Why Teaching is a Good Career Choice

Teacher with three young students

Teaching is one of the most rewarding careers one can choose; it can take a particular person to devote their lives to this challenging career path. You may have heard people talk about their jobs and how they go to work, collect their paycheck and look forward to retirement. Teaching is not a job. It's a way of life.

Colorado Christian University is proud to provide several degree programs in education, and we admire any student who chooses one of the most honorable of all professions.

Teachers Change Lives

Most adults can remember one teacher who had a significant impact on their lives and recall the nostalgia they get when they think about their old classroom, how the teacher prepared each lecture, and how they felt each day in this class.

Did you have a teacher who positively affected you that you decided to be a teacher yourself? Did you choose to teach so that you could help make sure other children were enriched with positive teachable moments in that to become aspirational and successful?
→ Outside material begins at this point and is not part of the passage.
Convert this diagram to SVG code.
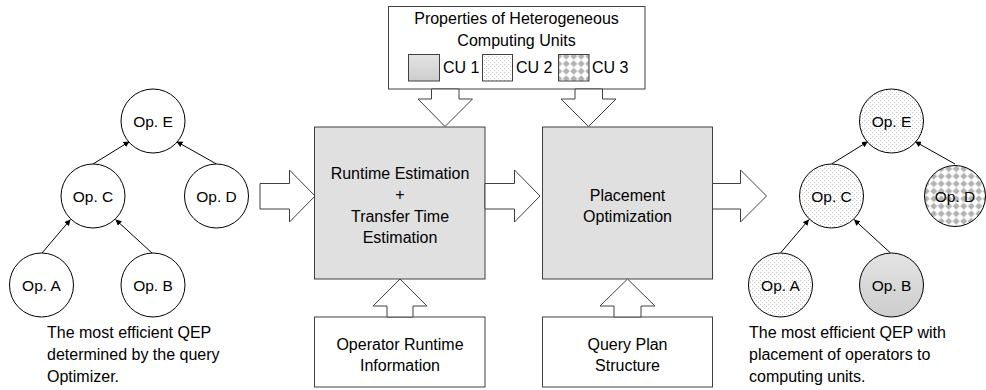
<svg xmlns="http://www.w3.org/2000/svg" width="986" height="390" viewBox="0 0 986 390">
<defs>
<style>
.box{fill:#e0e0e0;stroke:#404040;stroke-width:1}
.wbox{fill:#fff;stroke:#404040;stroke-width:1}
.barrow{fill:#fff;stroke:#404040;stroke-width:1;stroke-linejoin:miter}
.node{stroke:#000;stroke-width:1}
.edge{stroke:#000;stroke-width:1;fill:none;marker-end:url(#ah)}
text{font-family:"Liberation Sans",Arial,sans-serif;font-size:16px;fill:#000}
.c{text-anchor:middle}
.op{font-size:15.5px;text-anchor:middle}
</style>
<marker id="ah" markerWidth="6" markerHeight="6" refX="6" refY="3" orient="auto" markerUnits="userSpaceOnUse">
<path d="M0,0 L6,3 L0,6 z" fill="#000"/>
</marker>
<linearGradient id="g1" x1="0" y1="0" x2="0" y2="1">
<stop offset="0" stop-color="#e4e4e4"/>
<stop offset="1" stop-color="#cdcdcd"/>
</linearGradient>
<pattern id="dots" width="4" height="4" patternUnits="userSpaceOnUse">
<rect width="4" height="4" fill="#fff"/>
<rect x="0" y="0" width="1" height="1" fill="#c4c4c4"/>
<rect x="2" y="2" width="1" height="1" fill="#c4c4c4"/>
</pattern>
<pattern id="diam" width="7.5" height="7.5" patternUnits="userSpaceOnUse">
<rect width="7.5" height="7.5" fill="#fff"/>
<polygon points="3.75,0.2 7.3,3.75 3.75,7.3 0.2,3.75" fill="#b2b2b2"/>
</pattern>
</defs>

<g id="connectors">
<line class="edge" x1="93" y1="164" x2="129.5" y2="141.5"/>
<line class="edge" x1="216.5" y1="164" x2="176.5" y2="141.5"/>
<line class="edge" x1="42" y1="253" x2="70.5" y2="219.5"/>
<line class="edge" x1="152" y1="253" x2="115.5" y2="219.5"/>
<line class="edge" x1="831.5" y1="164" x2="868" y2="141.5"/>
<line class="edge" x1="955" y1="164" x2="915" y2="141.5"/>
<line class="edge" x1="780.5" y1="253" x2="809" y2="219.5"/>
<line class="edge" x1="890.5" y1="253" x2="854" y2="219.5"/>
</g>

<g id="left-tree">
<g id="l-opE"><circle class="node" cx="153" cy="121" r="32" fill="#fff"/><text class="op" x="153" y="126.5">Op. E</text></g>
<g id="l-opC"><circle class="node" cx="93" cy="196" r="32" fill="#fff"/><text class="op" x="93" y="201.5">Op. C</text></g>
<g id="l-opD"><circle class="node" cx="216.5" cy="196" r="32" fill="#fff"/><text class="op" x="216.5" y="201.5">Op. D</text></g>
<g id="l-opA"><circle class="node" cx="41.5" cy="285" r="32" fill="#fff"/><text class="op" x="41.5" y="290.5">Op. A</text></g>
<g id="l-opB"><circle class="node" cx="153" cy="285" r="32" fill="#fff"/><text class="op" x="153" y="290.5">Op. B</text></g>
<g id="l-caption">
<text x="47" y="338">The most efficient QEP</text>
<text x="47" y="360">determined by the query</text>
<text x="47" y="382">Optimizer.</text>
</g>
</g>

<g id="props">
<rect class="wbox" x="388.5" y="6.5" width="256.5" height="82.5"/>
<text class="c" x="516.5" y="24">Properties of Heterogeneous</text>
<text class="c" x="516.5" y="46">Computing Units</text>
<rect x="408.5" y="54.5" width="31" height="26.5" fill="url(#g1)" stroke="#404040"/>
<text x="443" y="73">CU 1</text>
<rect x="482.5" y="54.5" width="30" height="26.5" fill="url(#dots)" stroke="#404040"/>
<text x="516" y="73">CU 2</text>
<rect x="558.5" y="54.5" width="30.5" height="26.5" fill="url(#diam)" stroke="#404040"/>
<text x="592" y="73">CU 3</text>
</g>

<g id="runtime">
<rect class="box" x="314.5" y="127" width="170.5" height="152"/>
<text class="c" x="400" y="179">Runtime Estimation</text>
<text class="c" x="400" y="200">+</text>
<text class="c" x="400" y="221.5">Transfer Time</text>
<text class="c" x="400" y="242.5">Estimation</text>
</g>

<g id="placement">
<rect class="box" x="542.5" y="127" width="170" height="152"/>
<text class="c" x="627.5" y="201">Placement</text>
<text class="c" x="627.5" y="222">Optimization</text>
</g>

<g id="opinfo">
<rect class="wbox" x="314.5" y="317" width="170.5" height="70"/>
<text class="c" x="400" y="350">Operator Runtime</text>
<text class="c" x="400" y="371">Information</text>
</g>

<g id="qps">
<rect class="wbox" x="542.5" y="317" width="170" height="70"/>
<text class="c" x="627.5" y="350">Query Plan</text>
<text class="c" x="627.5" y="371">Structure</text>
</g>

<g id="block-arrows">
<polygon class="barrow" points="260,183.5 289.5,183.5 289.5,170 315,196 289.5,222 289.5,209 260,209"/>
<polygon class="barrow" points="485,183.5 514.5,183.5 514.5,170 540,196 514.5,222 514.5,209 485,209"/>
<polygon class="barrow" points="712.5,183.5 740.5,183.5 740.5,170 766.5,196 740.5,222 740.5,209 712.5,209"/>
<polygon class="barrow" points="400,279 427,306 413,306 413,317 387,317 387,306 373,306"/>
<polygon class="barrow" points="627.5,279 655,306 641,306 641,317 614,317 614,306 600,306"/>
<polygon class="barrow" points="431.5,89 459,89 459,99 472.5,99 445,126.5 418,99 431.5,99"/>
<polygon class="barrow" points="575,89 602.5,89 602.5,99 616,99 588.5,126.5 561,99 575,99"/>
</g>

<g id="right-tree">
<g id="r-opE"><circle class="node" cx="891.5" cy="121" r="32" fill="url(#dots)"/><text class="op" x="891.5" y="126.5">Op. E</text></g>
<g id="r-opC"><circle class="node" cx="831.5" cy="196" r="32" fill="url(#dots)"/><text class="op" x="831.5" y="201.5">Op. C</text></g>
<g id="r-opD"><circle class="node" cx="955" cy="196" r="30.5" fill="url(#diam)"/><text class="op" x="955" y="201.5">Op. D</text></g>
<g id="r-opA"><circle class="node" cx="780.5" cy="285" r="32" fill="url(#dots)"/><text class="op" x="780.5" y="290.5">Op. A</text></g>
<g id="r-opB"><circle class="node" cx="891.5" cy="285" r="32" fill="url(#g1)"/><text class="op" x="891.5" y="290.5">Op. B</text></g>
<g id="r-caption">
<text x="749" y="338">The most efficient QEP with</text>
<text x="749" y="360">placement of operators to</text>
<text x="749" y="382">computing units.</text>
</g>
</g>
</svg>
Whatever the reason you have chosen to be a teacher, you can affect lives for as long as you're in the classroom. One word, gesture, or facial expression can reach a child's soul; teachers sometimes never truly fathom their impact on the students they teach.

One Teacher's Calling

We spoke to one former teacher (we will call her Susan) who said,

"I knew I wanted to be a teacher when I was in third grade. I had just moved from New York to West Virginia in the middle of the school year and was in my first week when something happened that affected my life forever. My third-grade teacher, Miss Miller, took me aside at recess and told me she saw I had been crying (I was so quiet I thought no one knew!) in class earlier that day. She said she was worried about me and wondered what made me so sad. I told her I had just moved here and no one would talk to me because I was from New York and my dad was a doctor, so they thought I was rich (I heard comments and murmurings during class) and stuck up (their words)."

"Miss Miller said that I was the only new kid at the school all year and that the students were as scared of meeting me as I was of meeting them. She took me inside and popped popcorn in an air popper, and gave me a big bowl to distribute on the playground. The kids came running over, and by the end of the day, I had 25 new friends and ended up having a great rest of the year. The kids had many questions about New York and wondered if I had a butler and a limousine. I explained I lived in a tiny house, had a station wagon that was rusting around the doors, and was wearing my brother's old sweatshirt. I was not "rich" and lived modestly just like they did."

"It was that day in third grade that I knew I wanted to do what Miss Miller did--make kids feel better. She noticed my sadness, which I thought I'd been hiding, and did something about it immediately. That small gesture changed my whole outlook on school, and from that day on, I looked forward to going to school every day instead of dreading it. My love of school continued until the day I got my master's degree, and it continued during my career as an English teacher."

"Years later, during a summer break, I ran into Miss Miller in a grocery store and told her about that day in third grade so many years ago and how it affected me. She looked shocked that something she had done on the playground touched me so deeply that I chose English education as my major and became a middle school teacher. While she may only have a vague memory of that day, I remember it as if it were yesterday."

Teachers Can Affect Change

Susan explained that she went to work as a teacher and was reminded of what she did (or did not do) in the classroom affected lives and that whether she liked it or not, the words that came out of her mouth and her actions would make a difference in young lives each day.

As an educator, you have an opportunity to make a positive everlasting difference in students' lives. You get a chance to inspire, motivate, uplift, celebrate, create, and reward students. In return, these students will grow into self-motivated individuals who will never forget that even if all they had was one person (you as their teacher) who believed in them.

Teachers have power and must use it as Christ wants them to. They must construct a learning environment in which children and teens feel safe and cared for; understand that your time with them is limited and that what goes on in your classroom is only one tiny part of their world. But a part that will contribute to who they become as a Christian and a citizen.

Proverbs 22:6 "Train up a child in the way he should go; even when he is old he will not depart from it." (English Standard Version)

Become a Licensed Educator

The opportunities in the field of education are endless. CCU offers a variety of Colorado educator license programs:

Colorado state licensing programs typically consist of a combination of classwork and field experience. CCU education students are required to complete 800 hours of field experience, which begins your first year and you will work with local outstanding educators to gain real classroom experience and see great teachers in action.